Anglo-Saxon church at Newcastle
Anglo-Saxon church at Newcastle © David Simpson

Yet, this place on the Tyne would emerge in the succeeding millennium as the dominant town (and much later city) of our region. At first slowly emerging on the banks of the Tyne, under the protective gaze of its castle and the later town walls, Newcastle’s growth was built on the export of coal. Powerful burgesses asserted their power eastwards along the Tyne and into the neighbouring ports of the North East coast. At Trinity House off Broad Chare close to the Quayside we can see a legacy of this era.

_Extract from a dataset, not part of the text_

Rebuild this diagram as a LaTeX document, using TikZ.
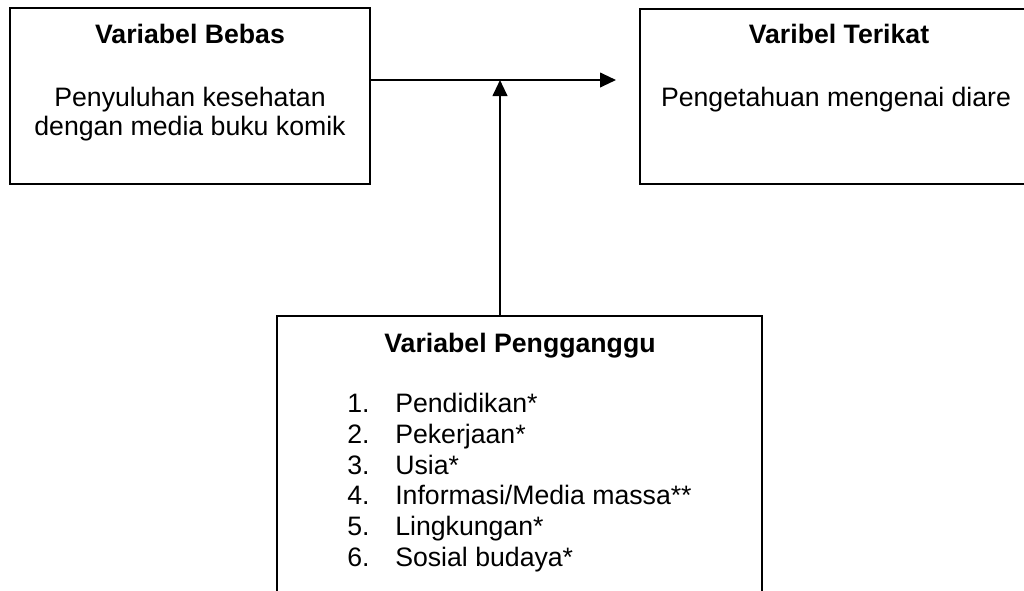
\documentclass[tikz,border=0pt]{standalone}
\usepackage{fontspec}
\setmainfont{Liberation Sans}
\usetikzlibrary{arrows.meta}

\tikzset{
  box/.style = {draw, line width=1.5pt, inner sep=0pt},
  txt/.style = {anchor=base, inner sep=0pt, font=\fontsize{20}{24}\selectfont},
  ttl/.style = {txt, font=\fontsize{20}{24}\selectfont\bfseries},
  arr/.style = {line width=1.5pt, -{Triangle[length=12pt,width=11pt]}}
}

\begin{document}
\begin{tikzpicture}[x = 0.75pt, y = -0.75pt]

\useasboundingbox (0,0) rectangle (1024,590);
\clip (0,0) rectangle (1024,590);

\node[box, minimum width=360*0.75pt, minimum height=176*0.75pt] (bebas) at (190,95.5) {};
\node[box, minimum width=396*0.75pt, minimum height=175*0.75pt] (terikat) at (838,96.5) {};
\node[box, minimum width=485*0.75pt, minimum height=320*0.75pt] (ganggu) at (519.5,476) {};

\node[ttl] (bebasT) at (190,43) {Variabel Bebas};
\node[txt] (bebas1) at (190,106) {Penyuluhan kesehatan};
\node[txt] (bebas2) at (190,135) {dengan media buku komik};

\node[ttl] (terikatT) at (839,43) {Varibel Terikat};
\node[txt] (terikat1) at (836,106) {Pengetahuan mengenai diare};

\node[ttl] (gangguT) at (520,352) {Variabel Pengganggu};
\foreach \i/\s in {1/Pendidikan*, 2/Pekerjaan*, 3/Usia*, 4/{Informasi/Media massa**}, 5/Lingkungan*, 6/Sosial budaya*} {
  \node[txt, anchor=base west] (num\i) at (347,{412.7+30.7*(\i-1)}) {\i.};
  \node[txt, anchor=base west] (item\i) at (395,{412.7+30.7*(\i-1)}) {\s};
}

\coordinate (tip) at (616,80);
\coordinate (join) at (500,80);
\draw[arr] (bebas.east |- tip) -- (tip);
\draw[arr] (ganggu.north -| join) -- (join);

\end{tikzpicture}
\end{document}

Grey Street in the nineteenth century
Grey Street in the nineteenth century

Of a later era, are the ‘Grainger Town’ developments of which Grey Street is the culminating glory. The architecture of this period of prosperity is equally epitomised by the elegant beauty of the Central Station but there are perhaps slightly more modest buildings that conceal stories, events and associations with people whose innovative impact in some cases extended far beyond the Tyne.

Lit and Phil, Newcastle
Literary and Philosophical Society of Newcastle upon Tyne, Newcastle © David Simpson

This is no more so exemplified by the Literary and Philosophical Society in Westgate Road not far from the station where in one era or another Tyneside greats such as Richard Grainger; John Dobson; William Armstrong; Robert Stephenson; Joseph Swan; Charles Algernon Parsons; Thomas Bewick and Charles Earl Grey were members. The ‘Lit and Phil’ recalls an era of great confidence, innovation, belief and destiny that still evokes an enormous sense of pride in this city of many layers.